Paul Alex Deschmacker, Lily in a white vase (circa 1940)
- Dimensions :
- H97 x W665 x D6
- Color :
- blue
- Material :
- canvas
- Style :
- classic
PAUL ALEX DESCHMACKER (Roubaix 1889 - Paris 1973) Lilies in a White Vase. Circa 1940. Oil on canvas. 81 X 50 cm (canvas) 97 X 65.5 cm (frame) Signed lower left: PAUL ALEX DESCHMACKER Studio stamp on the back of the canvas: P.A. DESCHMACKER / ATELIER Title on a label on the back of the frame: Flowers in a White Vase. Nudes, landscapes, flowers – Paul Alex Deschmacker was a versatile painter. The son of a textile merchant from Roubaix, he studied at the École des Beaux-Arts in Lille, where he won numerous medals and prizes. He then continued his studies for four years at the École des Beaux-Arts in Paris, under Fernand Cormon, whose studio was a veritable breeding ground for talent, including Vincent van Gogh, Henri Matisse, and Toulouse-Lautrec. After leaving Cormon and striking out on his own in the 1910s and 1920s, Deschmacker quickly gained recognition as a major artist. He taught for a time at the École d'Art Industriel in Roubaix, but in the mid-1920s, he returned to Paris, where he acquired a large studio on the hill leading up to Montmartre, the very place where this still life of lilies in a vase was undoubtedly created. This work displays impeccable technique and academic skill, while also exhibiting strong modernist and abstract tendencies through the use of frontal perspective.
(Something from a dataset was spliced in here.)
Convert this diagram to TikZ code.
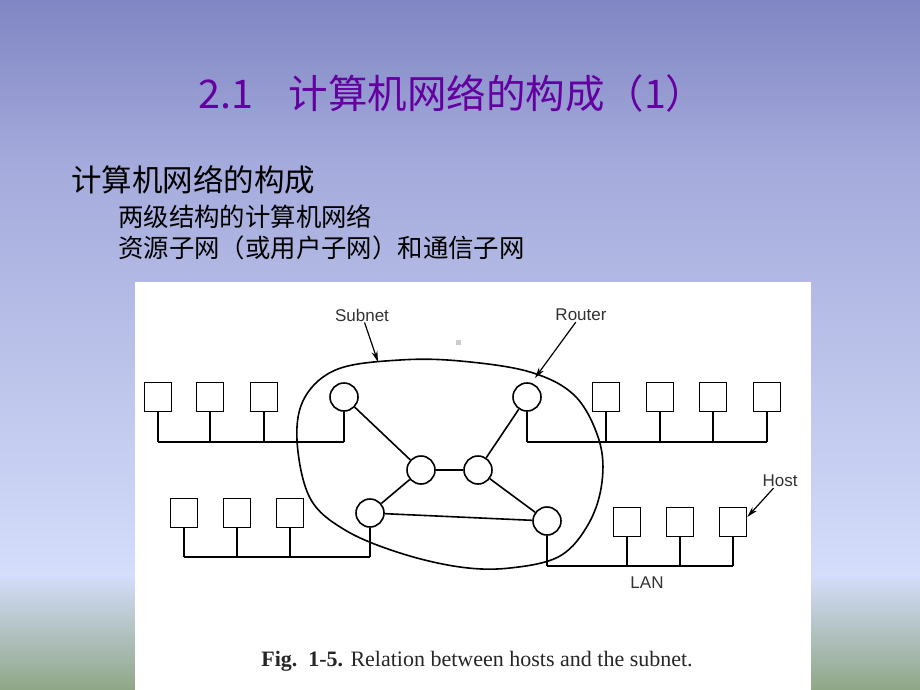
\documentclass[tikz,border=0pt]{standalone}
\usepackage{fontspec}
\newfontfamily\cjk{Noto Sans CJK SC}
\newfontfamily\tagfont{Liberation Sans}
\newfontfamily\capfont{Liberation Serif}
\usetikzlibrary{arrows.meta,
  calc,
  positioning,
  shapes
}
\definecolor{bgtop}{RGB}{127,134,195}
\definecolor{bgmid}{RGB}{164,170,219}
\definecolor{bglight}{RGB}{212,221,250}
\definecolor{bggreen}{RGB}{143,167,134}
\definecolor{titlepurple}{RGB}{100,0,160}
\definecolor{taggray}{RGB}{50,50,50}
\tikzstyle{host} = [draw, rectangle, line width=1.6, minimum width=27,
  minimum height=29, inner sep=0]
\tikzstyle{router} = [draw, circle, line width=1.6, minimum size=28,
  inner sep=0, fill=white]
\tikzstyle{wire} = [line width=1.6]
\tikzstyle{tag} = [taggray, inner sep=1, font={\tagfont\fontsize{17}{19}\selectfont}]
\tikzstyle{tagarrow} = [line width=1.2, -{Stealth[length=11pt,width=6pt]}]

\begin{document}
\begin{tikzpicture}[x=1pt, y=-1pt]
  \useasboundingbox (0,0) rectangle (920,690);
  % slide background
  \shade[top color=bgtop, bottom color=bgmid] (0,0) rectangle (920,160);
  \shade[top color=bgmid, bottom color=bglight] (0,160) rectangle (920,576);
  \shade[top color=bglight, bottom color=bggreen] (0,575) rectangle (920,690);
  \fill[white] (135,282) rectangle (811,690);
  \fill[black!20] (456,340) rectangle (461,345);

  \node[anchor=base west, inner sep=0, titlepurple,
    font={\cjk\fontsize{39.5}{44}\selectfont}] (title) at (198,109)
    {2.1\hspace{0.9em}计算机网络的构成（1）};
  \node[anchor=base west, inner sep=0,
    font={\cjk\fontsize{30.5}{34}\selectfont}] (head) at (71,191)
    {计算机网络的构成};
  \node[anchor=base west, inner sep=0,
    font={\cjk\fontsize{25.4}{28}\selectfont}] (sub1) at (118,226)
    {两级结构的计算机网络};
  \node[anchor=base west, inner sep=0,
    font={\cjk\fontsize{25.4}{28}\selectfont}] (sub2) at (118,257)
    {资源子网（或用户子网）和通信子网};

  % subnet boundary
  \draw[line width=1.6] plot[smooth cycle, tension=0.6] coordinates {
    (297,440) (305,397) (338,369) (400,360) (460,361) (530,372)
    (575,396) (599,440) (602,482) (589,523) (560,556) (510,568)
    (460,567) (400,553) (345,530) (310,498)};

  % routers
  \node[router] (rA) at (344,397) {};
  \node[router] (rB) at (527,397) {};
  \node[router] (rC) at (421,470) {};
  \node[router] (rD) at (478,470) {};
  \node[router] (rE) at (370,513) {};
  \node[router] (rF) at (547,521) {};
  \draw[wire] (rA) -- (rC);
  \draw[wire] (rC) -- (rD);
  \draw[wire] (rD) -- (rB);
  \draw[wire] (rC) -- (rE);
  \draw[wire] (rD) -- (rF);
  \draw[wire] (rE) -- (rF);

  % hosts
  \foreach \n/\x in {1/158,2/210,3/264} {
    \node[host] (hA\n) at (\x,397) {};
  }
  \foreach \n/\x in {1/606,2/660,3/713,4/767} {
    \node[host] (hB\n) at (\x,397) {};
  }
  \foreach \n/\x in {1/184,2/237,3/290} {
    \node[host] (hC\n) at (\x,513) {};
  }
  \foreach \n/\x in {1/627,2/680,3/733} {
    \node[host] (hD\n) at (\x,522) {};
  }

  % LANs
  \coordinate (busA) at (0,442);
  \coordinate (busB) at (0,442);
  \coordinate (busC) at (0,557);
  \coordinate (busD) at (0,566);
  \foreach \m in {hA1,hA2,hA3,rA} {
    \draw[wire] (\m.south) -- (\m.south |- busA);
  }
  \draw[wire] (hA1.south |- busA) -- (rA.south |- busA);
  \foreach \m in {rB,hB1,hB2,hB3,hB4} {
    \draw[wire] (\m.south) -- (\m.south |- busB);
  }
  \draw[wire] (rB.south |- busB) -- (hB4.south |- busB);
  \foreach \m in {hC1,hC2,hC3,rE} {
    \draw[wire] (\m.south) -- (\m.south |- busC);
  }
  \draw[wire] (hC1.south |- busC) -- (rE.south |- busC);
  \foreach \m in {rF,hD1,hD2,hD3} {
    \draw[wire] (\m.south) -- (\m.south |- busD);
  }
  \draw[wire] (rF.south |- busD) -- (hD3.south |- busD);

  % labels
  \node[tag] (subnet) at (362,315) {Subnet};
  \node[tag] (router) at (581,315) {Router};
  \node[tag] (hostlbl) at (780,481) {Host};
  \node[tag] (lan) at (647,583) {LAN};
  \coordinate (subnettip) at (378,362);
  \coordinate (routertip) at (535,378);
  \draw[tagarrow] (subnet) -- (subnettip);
  \draw[tagarrow] (router) -- (routertip);
  \draw[tagarrow] (hostlbl) -- ([yshift=5pt]hD3.east);

  \node[anchor=base, inner sep=0, black!85,
    font={\capfont\fontsize{22}{24}\selectfont}] (caption) at (477,666)
    {\textbf{Fig.\ \ 1-5.} Relation between hosts and the subnet.};
\end{tikzpicture}
\end{document}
For Deschmacker, this was not a mere artifice, nor a means of concealing any technical deficiency, nor a desire to be modern for its own sake. On the contrary, this allowed him to reveal the colors, patterns, and geometric connections of what lay before him in a way that can only be achieved by manipulating reality. In 1986, thirteen years after his death in 1973, a retrospective was dedicated to him at La Piscine in Roubaix, the city of his birth.